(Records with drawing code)
********

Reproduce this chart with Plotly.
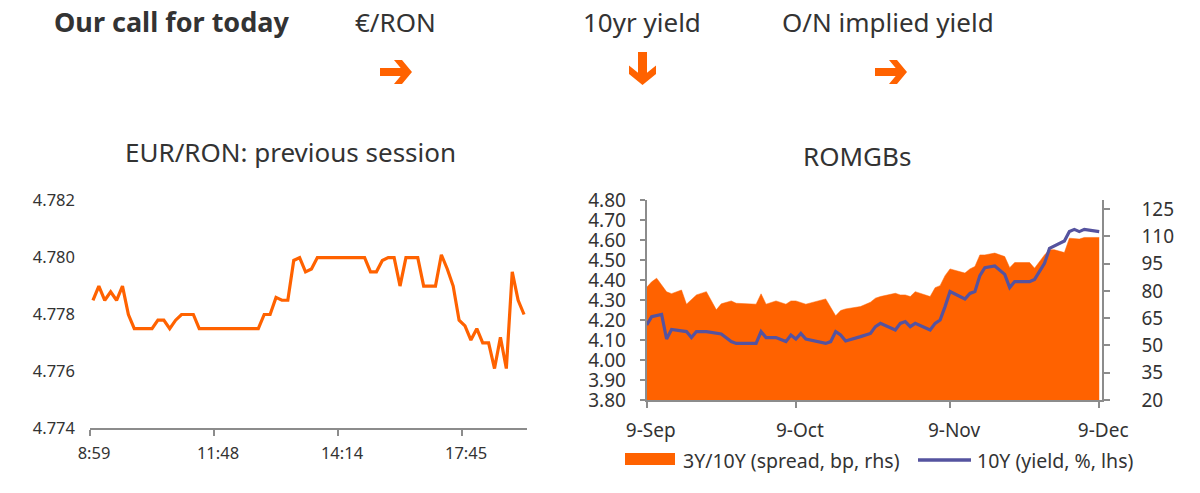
import plotly.graph_objects as go

W, H = 1200, 493

# ---------------- data ----------------
# EUR/RON previous session (intraday ticks, in order)
eurron_tick_labels = ["8:59", "11:48", "14:14", "17:45"]
eurron_tick_index = [0, 21, 42, 63]
eurron = [
    4.7785, 4.7790, 4.7785, 4.7788, 4.7785, 4.7790, 4.7780, 4.7775, 4.7775, 4.7775,
    4.7775, 4.7778, 4.7778, 4.7775, 4.7778, 4.7780, 4.7780, 4.7780, 4.7775, 4.7775,
    4.7775, 4.7775, 4.7775, 4.7775, 4.7775, 4.7775, 4.7775, 4.7775, 4.7775, 4.7780,
    4.7780, 4.7786, 4.7785, 4.7785, 4.7799, 4.7800, 4.7795, 4.7796, 4.7800, 4.7800,
    4.7800, 4.7800, 4.7800, 4.7800, 4.7800, 4.7800, 4.7800, 4.7795, 4.7795, 4.7799,
    4.7800, 4.7800, 4.7790, 4.7800, 4.7800, 4.7800, 4.7790, 4.7790, 4.7790, 4.7801,
    4.7796, 4.7790, 4.7778, 4.7776, 4.7771, 4.7775, 4.7770, 4.7770, 4.7761, 4.7772,
    4.7761, 4.7795, 4.7785, 4.7780,
]

# ROMGBs: 3Y/10Y spread (bp, rhs)
spread_dates = [
    "2019-09-09", "2019-09-10", "2019-09-11", "2019-09-13", "2019-09-14", "2019-09-16",
    "2019-09-17", "2019-09-19", "2019-09-21", "2019-09-23", "2019-09-24", "2019-09-26",
    "2019-09-27", "2019-10-01", "2019-10-02", "2019-10-03", "2019-10-05", "2019-10-07",
    "2019-10-08", "2019-10-09", "2019-10-11", "2019-10-15", "2019-10-17", "2019-10-18",
    "2019-10-19", "2019-10-22", "2019-10-24", "2019-10-25", "2019-10-26", "2019-10-29",
    "2019-10-30", "2019-10-31", "2019-11-01", "2019-11-02", "2019-11-05", "2019-11-06",
    "2019-11-07", "2019-11-08", "2019-11-09", "2019-11-12", "2019-11-13", "2019-11-14",
    "2019-11-15", "2019-11-16", "2019-11-18", "2019-11-20", "2019-11-21", "2019-11-22",
    "2019-11-25", "2019-11-26", "2019-11-28", "2019-11-29", "2019-11-30", "2019-12-02",
    "2019-12-03", "2019-12-05", "2019-12-06", "2019-12-09",
]
spread_bp = [
    82.0, 85.0, 87.0, 79.5, 78.5, 80.5,
    72.7, 77.8, 79.6, 69.6, 72.9, 74.5,
    73.2, 72.7, 78.4, 72.7, 74.5, 72.7,
    74.5, 74.5, 72.7, 75.6, 66.3, 69.2,
    70.1, 71.4, 73.8, 76.0, 76.9, 78.7,
    77.8, 77.8, 76.9, 79.6, 76.9, 81.8,
    82.9, 88.4, 92.1, 89.8, 92.1, 93.4,
    99.8, 99.8, 100.8, 98.9, 92.8, 95.6,
    95.6, 92.5, 99.8, 102.6, 102.6, 101.1,
    109.0, 108.5, 109.4, 109.4,
]

# ROMGBs: 10Y yield (%, lhs)
yield_dates = [
    "2019-09-09", "2019-09-10", "2019-09-12", "2019-09-13", "2019-09-14", "2019-09-17",
    "2019-09-18", "2019-09-19", "2019-09-21", "2019-09-24", "2019-09-26", "2019-09-27",
    "2019-10-01", "2019-10-02", "2019-10-03", "2019-10-05", "2019-10-07", "2019-10-08",
    "2019-10-09", "2019-10-10", "2019-10-11", "2019-10-15", "2019-10-16", "2019-10-17",
    "2019-10-18", "2019-10-19", "2019-10-22", "2019-10-24", "2019-10-25", "2019-10-26",
    "2019-10-29", "2019-10-30", "2019-10-31", "2019-11-01", "2019-11-02", "2019-11-05",
    "2019-11-06", "2019-11-07", "2019-11-08", "2019-11-09", "2019-11-12", "2019-11-13",
    "2019-11-14", "2019-11-15", "2019-11-16", "2019-11-18", "2019-11-20", "2019-11-21",
    "2019-11-22", "2019-11-25", "2019-11-26", "2019-11-28", "2019-11-29", "2019-11-30",
    "2019-12-02", "2019-12-03", "2019-12-04", "2019-12-05", "2019-12-06", "2019-12-09",
]
yield_10y = [
    4.175, 4.217, 4.228, 4.105, 4.153, 4.142,
    4.112, 4.142, 4.142, 4.130, 4.092, 4.083,
    4.083, 4.142, 4.112, 4.112, 4.092, 4.125,
    4.105, 4.133, 4.105, 4.083, 4.092, 4.142,
    4.125, 4.095, 4.117, 4.133, 4.167, 4.183,
    4.150, 4.183, 4.192, 4.167, 4.183, 4.150,
    4.183, 4.200, 4.267, 4.342, 4.305, 4.333,
    4.342, 4.422, 4.462, 4.470, 4.428, 4.362,
    4.392, 4.392, 4.403, 4.483, 4.558, 4.570,
    4.595, 4.642, 4.653, 4.642, 4.653, 4.642,
]

romgb_tick_dates = ["2019-09-09", "2019-10-09", "2019-11-09", "2019-12-09"]
romgb_tick_labels = ["9-Sep", "9-Oct", "9-Nov", "9-Dec"]

# ---------------- style ----------------
ORANGE = "#FF6200"
BLUE = "#55539F"
TXT = "#333333"
AX = "#8C8C8C"
FONT = "Noto Sans"


def px(x):
    return x / W


def py(y):
    return 1 - y / H


def arrow_path(x0, y0, dx, dy, L, Hh, t, a, h):
    """Heavy arrow (shaft + chevron head) in pixel coords, converted to paper."""
    ui = L - h - a + h * (Hh - t) / Hh
    local = [(0, -t), (ui, -t), (L - h - a, -Hh), (L - h, -Hh), (L, 0),
             (L - h, Hh), (L - h - a, Hh), (ui, t), (0, t)]
    pts = []
    for u, v in local:
        X = x0 + u * dx - v * dy
        Y = y0 + u * dy + v * dx
        pts.append(f"{px(X):.5f},{py(Y):.5f}")
    return "M" + " L".join(pts) + " Z"


fig = go.Figure()

# Left chart: EUR/RON line
fig.add_trace(go.Scatter(
    x=list(range(len(eurron))), y=eurron, mode="lines",
    line=dict(color=ORANGE, width=3.2), xaxis="x", yaxis="y",
    showlegend=False, hoverinfo="skip",
))

# Right chart: spread area (rhs) then yield line (lhs, overlay on top)
fig.add_trace(go.Scatter(
    x=spread_dates, y=spread_bp, mode="lines", fill="tozeroy",
    fillcolor=ORANGE, line=dict(color=ORANGE, width=0.5),
    xaxis="x2", yaxis="y2", showlegend=False, hoverinfo="skip",
))
fig.add_trace(go.Scatter(
    x=yield_dates, y=yield_10y, mode="lines",
    line=dict(color=BLUE, width=3.2),
    xaxis="x2", yaxis="y3", showlegend=False, hoverinfo="skip",
))

tickfont_l = dict(family=FONT, size=16.5, color=TXT)
tickfont_r = dict(family=FONT, size=19, color=TXT)

shapes = [
    # legend swatches
    dict(type="rect", xref="paper", yref="paper", x0=px(625), x1=px(675),
         y0=py(465), y1=py(453), fillcolor=ORANGE, line=dict(width=0)),
    dict(type="line", xref="paper", yref="paper", x0=px(918), x1=px(971),
         y0=py(460), y1=py(460), line=dict(color=BLUE, width=3.5)),
    # header arrows
    dict(type="path", xref="paper", yref="paper", fillcolor=ORANGE, line=dict(width=0),
         path=arrow_path(380, 72, 1, 0, 32, 12, 4, 8, 10)),
    dict(type="path", xref="paper", yref="paper", fillcolor=ORANGE, line=dict(width=0),
         path=arrow_path(642.5, 52, 0, 1, 33, 13.5, 4.5, 8.5, 11)),
    dict(type="path", xref="paper", yref="paper", fillcolor=ORANGE, line=dict(width=0),
         path=arrow_path(875, 72, 1, 0, 32, 12, 4, 8, 10)),
]

annotations = [
    dict(text="<b>Our call for today</b>", x=px(52), y=py(22), xanchor="left", yanchor="middle",
         font=dict(family=FONT, size=27, color=TXT)),
    dict(text="€/RON", x=px(395), y=py(22), xanchor="center", yanchor="middle",
         font=dict(family=FONT, size=26, color=TXT)),
    dict(text="10yr yield", x=px(642), y=py(22), xanchor="center", yanchor="middle",
         font=dict(family=FONT, size=26, color=TXT)),
    dict(text="O/N implied yield", x=px(888), y=py(22), xanchor="center", yanchor="middle",
         font=dict(family=FONT, size=26, color=TXT)),
    dict(text="EUR/RON: previous session", x=px(290), y=py(152), xanchor="center", yanchor="middle",
         font=dict(family=FONT, size=26, color=TXT)),
    dict(text="ROMGBs", x=px(857), y=py(156), xanchor="center", yanchor="middle",
         font=dict(family=FONT, size=26, color=TXT)),
    dict(text="3Y/10Y (spread, bp, rhs)", x=px(681), y=py(460), xanchor="left", yanchor="middle",
         font=dict(family=FONT, size=19.5, color=TXT)),
    dict(text="10Y (yield, %, lhs)", x=px(975), y=py(460), xanchor="left", yanchor="middle",
         font=dict(family=FONT, size=19.5, color=TXT)),
]
for an in annotations:
    an.update(xref="paper", yref="paper", showarrow=False)

fig.update_layout(
    template="none",
    width=W, height=H, autosize=False,
    margin=dict(l=0, r=0, t=0, b=0, pad=0),
    paper_bgcolor="white", plot_bgcolor="rgba(0,0,0,0)",
    font=dict(family=FONT, color=TXT),
    showlegend=False,
    shapes=shapes,
    annotations=annotations,
    xaxis=dict(
        domain=[px(90), px(527)], anchor="y", range=[-0.5, len(eurron) - 0.5],
        tickmode="array", tickvals=[i - 0.5 for i in eurron_tick_index],
        ticktext=eurron_tick_labels, ticklabelshift=4,
        ticks="outside", ticklen=6, tickwidth=1.5, tickcolor=AX,
        showline=True, linecolor=AX, linewidth=1.5,
        showgrid=False, zeroline=False, tickfont=tickfont_l,
        ticklabelstandoff=3, automargin=False, fixedrange=True,
    ),
    yaxis=dict(
        domain=[py(428.3), py(200.7)], anchor="x", range=[4.774, 4.782],
        tick0=4.774, dtick=0.002, tickformat=".3f",
        ticks="", showline=False, showgrid=False, zeroline=False,
        tickfont=tickfont_l, ticklabelstandoff=14, automargin=False, fixedrange=True,
    ),
    xaxis2=dict(
        type="date", domain=[px(646.7), px(1101.7)], anchor="y2",
        range=["2019-09-09", "2019-12-09 12:00"],
        tickmode="array", tickvals=romgb_tick_dates, ticktext=romgb_tick_labels,
        ticklabelshift=4,
        ticks="outside", ticklen=6, tickwidth=2, tickcolor=AX,
        showline=True, linecolor=AX, linewidth=2,
        showgrid=False, zeroline=False, tickfont=tickfont_r,
        ticklabelstandoff=6, automargin=False, fixedrange=True,
    ),
    yaxis2=dict(
        domain=[py(400), py(200)], anchor="x2", side="right", range=[20, 130],
        tick0=20, dtick=15,
        ticks="outside", ticklen=6, tickwidth=2, tickcolor=AX,
        showline=True, linecolor=AX, linewidth=2,
        showgrid=False, zeroline=False, tickfont=tickfont_r,
        ticklabelstandoff=28, automargin=False, fixedrange=True,
    ),
    yaxis3=dict(
        overlaying="y2", anchor="x2", side="left", range=[3.8, 4.8],
        tick0=3.8, dtick=0.1, tickformat=".2f",
        ticks="outside", ticklen=5, tickwidth=2, tickcolor=AX,
        showline=True, linecolor=AX, linewidth=2,
        showgrid=False, zeroline=False, tickfont=tickfont_r,
        ticklabelstandoff=10, automargin=False, fixedrange=True,
    ),
)

fig.write_html(
    "out.html",
    config={"displayModeBar": False},
    post_script="document.body.style.margin='0';document.body.style.overflow='hidden';",
)
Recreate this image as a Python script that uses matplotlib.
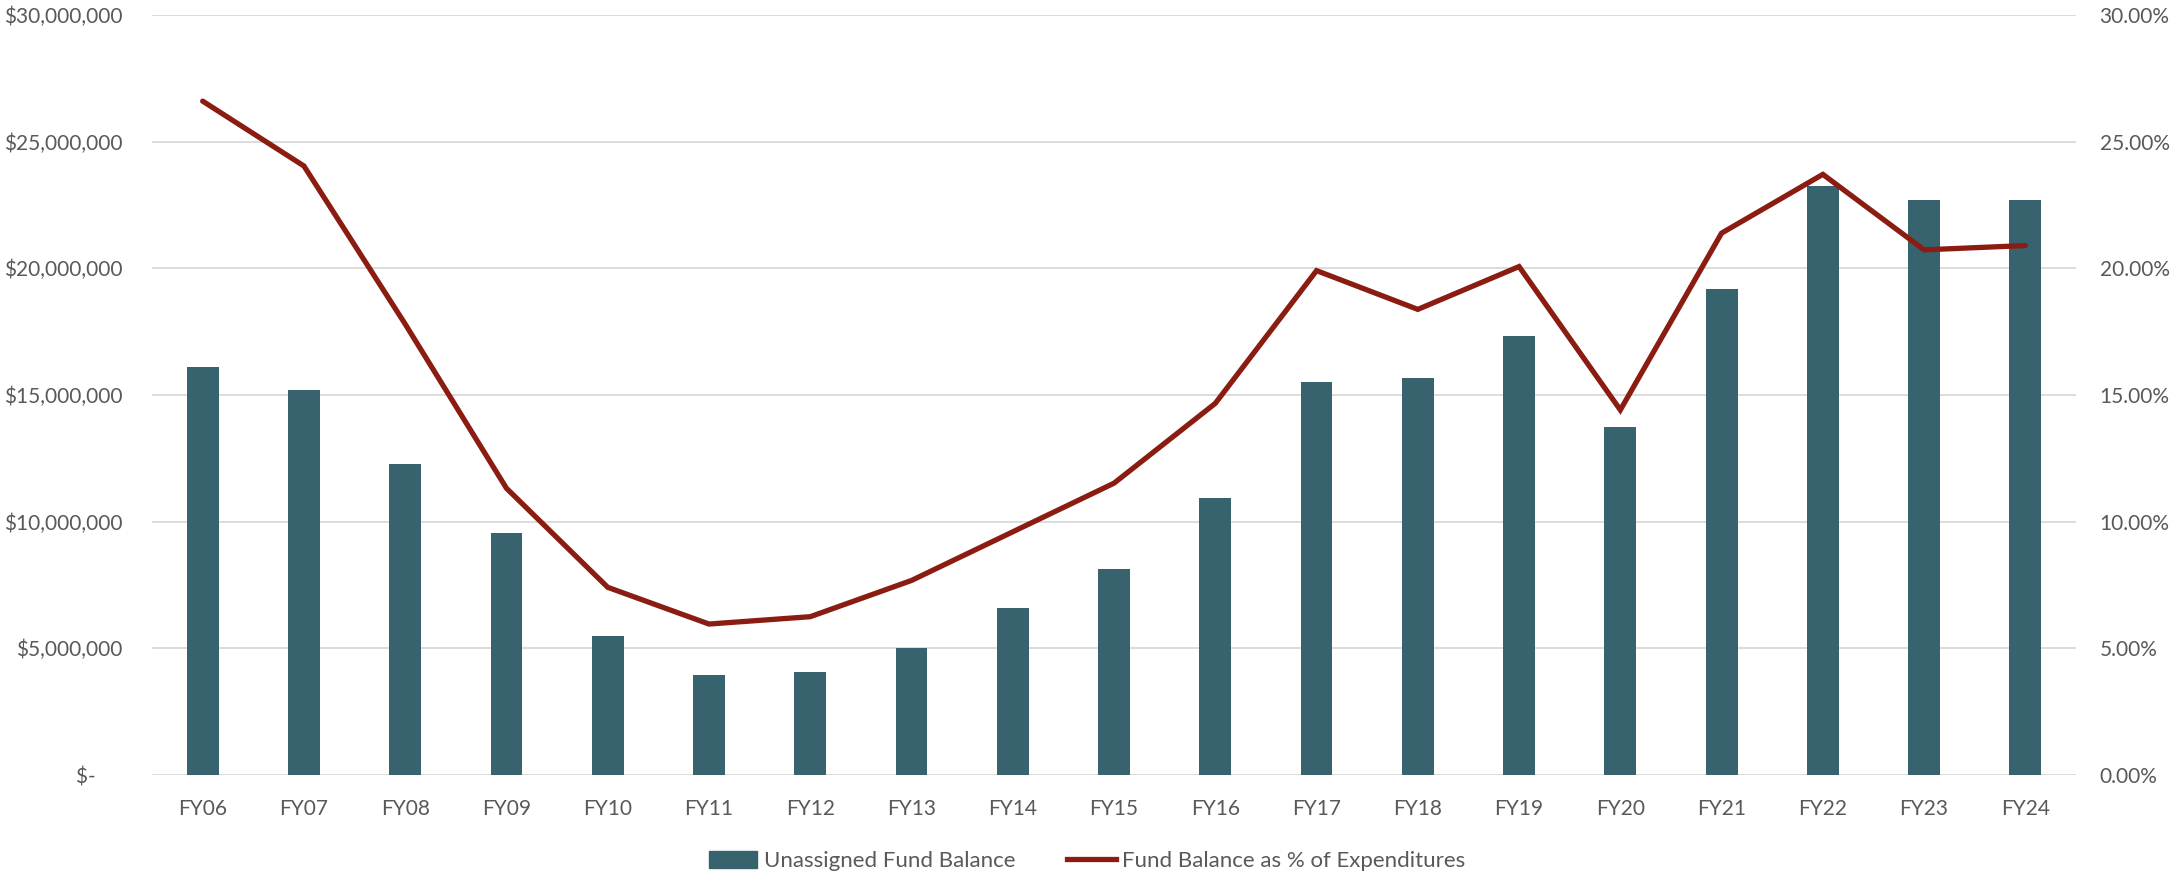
import matplotlib.pyplot as plt
from matplotlib.ticker import FuncFormatter
from matplotlib.lines import Line2D
from matplotlib.patches import Patch

# === Data ===
years = ["FY06", "FY07", "FY08", "FY09", "FY10", "FY11", "FY12", "FY13", "FY14", "FY15",
         "FY16", "FY17", "FY18", "FY19", "FY20", "FY21", "FY22", "FY23", "FY24"]
fund_balance = [16.1e6, 15.2e6, 12.27e6, 9.57e6, 5.48e6, 3.95e6, 4.07e6, 5.0e6, 6.58e6, 8.12e6,
                10.92e6, 15.51e6, 15.67e6, 17.34e6, 13.75e6, 19.17e6, 23.25e6, 22.68e6, 22.68e6]
pct_expend = [26.6, 24.04, 17.8, 11.32, 7.41, 5.96, 6.25, 7.68, 9.6, 11.52,
              14.67, 19.91, 18.38, 20.07, 14.41, 21.39, 23.71, 20.73, 20.9]

BAR_COLOR = "#36636E"
LINE_COLOR = "#8B1C12"
TEXT_COLOR = "#595959"
GRID_COLOR = "#D9D9D9"

plt.rcParams["font.family"] = ["Lato", "DejaVu Sans"]

fig = plt.figure(figsize=(21.72, 8.72), dpi=100)
ax = fig.add_axes([0.0700, 0.1112, 0.8858, 0.8716])
ax2 = ax.twinx()

x = list(range(len(years)))
ax.bar(x, fund_balance, width=0.315, color=BAR_COLOR, zorder=2)
ax2.plot(x, pct_expend, color=LINE_COLOR, lw=3.8, solid_capstyle="round",
         solid_joinstyle="miter", zorder=3)

ax.set_xlim(-0.5, len(years) - 0.5)
ax.set_ylim(0, 30e6)
ax2.set_ylim(0, 30)
ax.set_yticks([i * 5e6 for i in range(7)])
ax2.set_yticks([i * 5 for i in range(7)])


def money(v, pos):
    if v == 0:
        return "$-     "
    return f"${v:,.0f}"


ax.yaxis.set_major_formatter(FuncFormatter(money))
ax2.yaxis.set_major_formatter(FuncFormatter(lambda v, p: f"{v:.2f}%"))
ax.set_xticks(x)
ax.set_xticklabels(years)

ax.grid(axis="y", color=GRID_COLOR, lw=1.3, zorder=0)
ax.set_axisbelow(True)
for a in (ax, ax2):
    for s in a.spines.values():
        s.set_visible(False)
    a.tick_params(length=0, colors=TEXT_COLOR, labelsize=15)
ax.tick_params(axis="y", pad=21)
ax2.tick_params(axis="y", pad=17)
ax.tick_params(axis="x", pad=17)

handles = [Patch(color=BAR_COLOR), Line2D([0], [0], color=LINE_COLOR, lw=3.8)]
fig.legend(handles, ["Unassigned Fund Balance", "Fund Balance as % of Expenditures"],
           loc="center", bbox_to_anchor=(0.5005, 0.0126), ncol=2, frameon=False,
           fontsize=16, labelcolor=TEXT_COLOR, handlelength=2.2, handleheight=0.85,
           handletextpad=0.3, columnspacing=2.3)

fig.savefig("out.png", dpi=100)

********

* _EXERCISE BRIEF_
Repeat the lines exactly as they stand, from the opening line of the data through the line with "W, H = 1200, 493". Pictures stay out of the copy.

* _THE RESULT_
Reproduce this chart with Plotly.
import plotly.graph_objects as go

W, H = 1200, 493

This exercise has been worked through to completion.